Mandić racconta sempre agli studenti anche la quotidianità all’interno del campo, segnata dall’appello all’esterno delle baracche e dal lavoro sfiancante fino al rancio della sera.
“Il lavoro per la stragrande maggioranza dei detenuti consisteva nel trasportare grosse pietre da un mucchio a un altro, percorrendo una distanza di circa 5-600 metri. Un’occupazione pensata per tenerci occupata la mente e affaticare il corpo fino alla morte naturale. Ogni giorno ad Auschwitz perdeva la vita oltre un migliaio di persone. Qui non c’era spazio per l’amicizia”.
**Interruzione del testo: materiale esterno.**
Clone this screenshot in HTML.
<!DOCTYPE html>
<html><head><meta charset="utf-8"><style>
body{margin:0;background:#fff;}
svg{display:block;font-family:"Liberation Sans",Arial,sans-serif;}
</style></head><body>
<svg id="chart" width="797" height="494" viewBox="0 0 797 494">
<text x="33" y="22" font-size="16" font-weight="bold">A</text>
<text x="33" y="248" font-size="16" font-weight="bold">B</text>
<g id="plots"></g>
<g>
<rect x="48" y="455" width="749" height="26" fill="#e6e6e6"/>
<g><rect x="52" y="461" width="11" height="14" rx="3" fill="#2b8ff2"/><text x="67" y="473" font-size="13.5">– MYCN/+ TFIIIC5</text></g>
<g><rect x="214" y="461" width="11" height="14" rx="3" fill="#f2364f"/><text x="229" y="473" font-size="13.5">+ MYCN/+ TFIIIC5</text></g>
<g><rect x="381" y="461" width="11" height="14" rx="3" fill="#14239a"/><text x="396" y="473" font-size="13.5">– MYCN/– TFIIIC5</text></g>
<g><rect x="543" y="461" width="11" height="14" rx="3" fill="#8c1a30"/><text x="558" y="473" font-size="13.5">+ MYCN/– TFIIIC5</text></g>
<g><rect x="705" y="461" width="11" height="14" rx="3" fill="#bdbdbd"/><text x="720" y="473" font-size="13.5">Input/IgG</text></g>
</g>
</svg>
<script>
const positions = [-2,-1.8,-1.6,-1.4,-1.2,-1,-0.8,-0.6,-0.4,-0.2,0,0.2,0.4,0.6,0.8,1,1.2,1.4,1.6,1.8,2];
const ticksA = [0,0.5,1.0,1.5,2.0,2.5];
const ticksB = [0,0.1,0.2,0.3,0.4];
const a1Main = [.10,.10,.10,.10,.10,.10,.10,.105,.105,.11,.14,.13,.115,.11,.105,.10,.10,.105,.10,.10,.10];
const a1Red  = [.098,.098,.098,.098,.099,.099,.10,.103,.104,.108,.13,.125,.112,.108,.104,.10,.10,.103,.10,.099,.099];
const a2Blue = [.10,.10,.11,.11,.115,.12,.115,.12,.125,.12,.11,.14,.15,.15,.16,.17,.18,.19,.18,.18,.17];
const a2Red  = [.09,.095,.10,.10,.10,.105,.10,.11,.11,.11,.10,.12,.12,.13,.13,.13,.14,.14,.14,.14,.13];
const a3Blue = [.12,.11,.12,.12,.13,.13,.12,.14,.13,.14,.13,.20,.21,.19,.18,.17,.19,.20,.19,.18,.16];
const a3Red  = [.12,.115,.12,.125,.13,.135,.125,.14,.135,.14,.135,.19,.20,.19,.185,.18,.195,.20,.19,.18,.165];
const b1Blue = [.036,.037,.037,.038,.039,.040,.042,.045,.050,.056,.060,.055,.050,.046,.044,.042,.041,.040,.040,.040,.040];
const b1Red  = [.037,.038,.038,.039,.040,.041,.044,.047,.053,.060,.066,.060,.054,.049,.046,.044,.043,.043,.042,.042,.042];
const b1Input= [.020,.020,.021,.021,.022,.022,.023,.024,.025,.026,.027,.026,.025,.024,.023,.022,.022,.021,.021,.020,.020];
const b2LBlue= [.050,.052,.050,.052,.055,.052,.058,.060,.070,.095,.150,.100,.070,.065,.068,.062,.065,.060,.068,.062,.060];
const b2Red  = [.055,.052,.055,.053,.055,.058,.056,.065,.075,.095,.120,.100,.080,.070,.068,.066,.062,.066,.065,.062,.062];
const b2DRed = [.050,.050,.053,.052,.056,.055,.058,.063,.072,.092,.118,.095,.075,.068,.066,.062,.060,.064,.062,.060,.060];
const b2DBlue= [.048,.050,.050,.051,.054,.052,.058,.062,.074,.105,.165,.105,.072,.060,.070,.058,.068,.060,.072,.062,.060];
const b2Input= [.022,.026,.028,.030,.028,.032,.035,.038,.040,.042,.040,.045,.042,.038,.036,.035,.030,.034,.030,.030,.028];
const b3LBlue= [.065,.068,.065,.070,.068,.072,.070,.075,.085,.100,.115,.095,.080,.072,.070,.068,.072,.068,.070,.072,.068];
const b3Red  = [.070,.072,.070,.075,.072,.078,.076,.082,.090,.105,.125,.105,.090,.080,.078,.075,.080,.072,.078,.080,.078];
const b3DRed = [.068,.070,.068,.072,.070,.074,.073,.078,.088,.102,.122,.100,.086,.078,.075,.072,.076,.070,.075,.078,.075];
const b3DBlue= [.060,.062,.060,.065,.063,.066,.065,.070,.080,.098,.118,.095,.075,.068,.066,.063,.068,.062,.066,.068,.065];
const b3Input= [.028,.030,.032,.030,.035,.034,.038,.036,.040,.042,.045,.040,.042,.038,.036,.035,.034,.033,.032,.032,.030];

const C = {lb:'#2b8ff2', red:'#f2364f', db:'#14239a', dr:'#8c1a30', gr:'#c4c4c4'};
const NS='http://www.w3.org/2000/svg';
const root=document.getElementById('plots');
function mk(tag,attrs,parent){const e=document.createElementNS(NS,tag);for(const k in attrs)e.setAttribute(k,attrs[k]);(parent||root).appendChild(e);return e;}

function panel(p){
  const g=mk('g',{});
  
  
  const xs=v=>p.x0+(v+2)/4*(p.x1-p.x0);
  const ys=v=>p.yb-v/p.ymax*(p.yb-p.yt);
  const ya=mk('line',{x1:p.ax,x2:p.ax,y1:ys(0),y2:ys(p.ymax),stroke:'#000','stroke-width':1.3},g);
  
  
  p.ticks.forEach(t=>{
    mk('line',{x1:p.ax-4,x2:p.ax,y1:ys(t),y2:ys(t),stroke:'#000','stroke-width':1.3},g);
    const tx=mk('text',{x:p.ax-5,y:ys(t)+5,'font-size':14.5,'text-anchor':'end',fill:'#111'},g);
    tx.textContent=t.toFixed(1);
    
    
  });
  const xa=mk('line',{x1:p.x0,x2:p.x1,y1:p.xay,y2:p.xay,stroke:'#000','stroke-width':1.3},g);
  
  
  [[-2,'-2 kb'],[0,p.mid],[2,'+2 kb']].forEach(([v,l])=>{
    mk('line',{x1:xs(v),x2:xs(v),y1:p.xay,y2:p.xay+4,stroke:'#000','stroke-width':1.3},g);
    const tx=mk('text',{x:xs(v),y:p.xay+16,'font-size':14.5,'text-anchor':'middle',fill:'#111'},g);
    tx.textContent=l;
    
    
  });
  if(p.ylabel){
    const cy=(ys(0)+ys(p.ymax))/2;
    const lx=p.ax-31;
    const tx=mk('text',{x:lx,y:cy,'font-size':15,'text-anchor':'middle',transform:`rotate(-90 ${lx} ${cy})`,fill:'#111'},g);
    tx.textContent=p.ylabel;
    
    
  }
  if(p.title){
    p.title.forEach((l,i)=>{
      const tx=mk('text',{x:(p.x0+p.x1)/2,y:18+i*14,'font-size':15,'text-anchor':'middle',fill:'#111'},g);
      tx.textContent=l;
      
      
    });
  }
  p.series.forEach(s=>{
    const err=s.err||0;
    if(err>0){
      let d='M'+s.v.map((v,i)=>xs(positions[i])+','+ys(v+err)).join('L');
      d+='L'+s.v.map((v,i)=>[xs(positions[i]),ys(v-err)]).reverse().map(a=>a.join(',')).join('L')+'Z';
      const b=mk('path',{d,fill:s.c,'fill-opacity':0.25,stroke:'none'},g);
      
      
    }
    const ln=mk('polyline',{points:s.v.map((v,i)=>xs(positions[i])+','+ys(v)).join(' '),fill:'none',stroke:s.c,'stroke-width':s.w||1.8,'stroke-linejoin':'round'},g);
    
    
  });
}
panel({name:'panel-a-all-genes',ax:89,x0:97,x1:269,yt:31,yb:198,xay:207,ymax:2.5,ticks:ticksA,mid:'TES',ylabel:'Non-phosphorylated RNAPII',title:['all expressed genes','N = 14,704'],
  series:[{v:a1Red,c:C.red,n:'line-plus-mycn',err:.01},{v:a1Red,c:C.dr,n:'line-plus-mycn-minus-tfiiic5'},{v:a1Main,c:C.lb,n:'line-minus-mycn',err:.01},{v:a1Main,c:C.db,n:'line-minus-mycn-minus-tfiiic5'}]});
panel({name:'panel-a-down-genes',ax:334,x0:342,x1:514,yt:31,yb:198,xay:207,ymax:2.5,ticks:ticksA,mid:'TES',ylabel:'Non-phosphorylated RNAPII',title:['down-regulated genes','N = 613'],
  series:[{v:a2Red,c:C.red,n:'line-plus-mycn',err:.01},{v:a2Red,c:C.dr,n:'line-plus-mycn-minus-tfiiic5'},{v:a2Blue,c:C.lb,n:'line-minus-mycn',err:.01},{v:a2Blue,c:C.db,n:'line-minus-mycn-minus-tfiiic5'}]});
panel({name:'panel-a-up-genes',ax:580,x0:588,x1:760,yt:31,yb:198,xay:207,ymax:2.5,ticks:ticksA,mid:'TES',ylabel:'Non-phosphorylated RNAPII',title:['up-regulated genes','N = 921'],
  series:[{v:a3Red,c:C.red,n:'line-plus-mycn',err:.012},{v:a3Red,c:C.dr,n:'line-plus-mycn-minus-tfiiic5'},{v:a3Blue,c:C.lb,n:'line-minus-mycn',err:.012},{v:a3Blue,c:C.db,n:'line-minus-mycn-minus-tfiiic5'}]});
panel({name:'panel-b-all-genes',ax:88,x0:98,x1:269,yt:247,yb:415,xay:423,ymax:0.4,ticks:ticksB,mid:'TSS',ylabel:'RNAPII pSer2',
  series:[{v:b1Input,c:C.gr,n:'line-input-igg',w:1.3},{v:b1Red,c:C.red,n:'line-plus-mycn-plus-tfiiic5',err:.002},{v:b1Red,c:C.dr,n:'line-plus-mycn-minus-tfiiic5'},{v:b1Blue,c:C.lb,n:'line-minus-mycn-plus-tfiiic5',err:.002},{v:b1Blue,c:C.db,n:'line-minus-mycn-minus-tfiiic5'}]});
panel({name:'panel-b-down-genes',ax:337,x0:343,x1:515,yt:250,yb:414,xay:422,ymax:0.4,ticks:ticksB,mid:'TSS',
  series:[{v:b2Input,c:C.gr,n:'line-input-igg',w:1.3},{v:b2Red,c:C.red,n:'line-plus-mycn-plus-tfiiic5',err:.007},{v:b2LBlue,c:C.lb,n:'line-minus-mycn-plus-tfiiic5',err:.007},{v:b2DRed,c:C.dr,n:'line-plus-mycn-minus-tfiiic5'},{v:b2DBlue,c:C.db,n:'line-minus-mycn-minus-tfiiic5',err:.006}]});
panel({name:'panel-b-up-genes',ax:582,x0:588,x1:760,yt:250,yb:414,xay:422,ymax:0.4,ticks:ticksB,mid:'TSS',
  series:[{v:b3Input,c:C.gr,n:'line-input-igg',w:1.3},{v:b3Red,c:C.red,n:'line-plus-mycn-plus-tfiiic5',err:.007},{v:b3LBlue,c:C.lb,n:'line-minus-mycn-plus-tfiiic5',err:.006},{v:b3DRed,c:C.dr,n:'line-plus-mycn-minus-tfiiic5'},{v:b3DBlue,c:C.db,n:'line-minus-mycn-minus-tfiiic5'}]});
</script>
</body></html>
L'ex bambino prigioniero nei campi di sterminio nazisti fu però ancora capace di fiducia, rimanendo amico di un uomo tedesco conosciuto dopo aver scoperto che era un ex colonnello delle SS : dopo la liberazione dei campi di sterminio ad opera dei soldati russi si fece 9 anni di Gulag in Siberia. Qualunque fosse stata la sua storia, aveva pagato: poteva capire anche lui l'orrore.
E ai giovani assegna un compito. “Raccontare ad altri ciò che avete ascoltato sarà la vostra missione. Sarete chiamati ad opporvi alle chiacchiere di chi si dichiara negazionista dell’Olocausto e ad abbattere il muro dell’indifferenza”.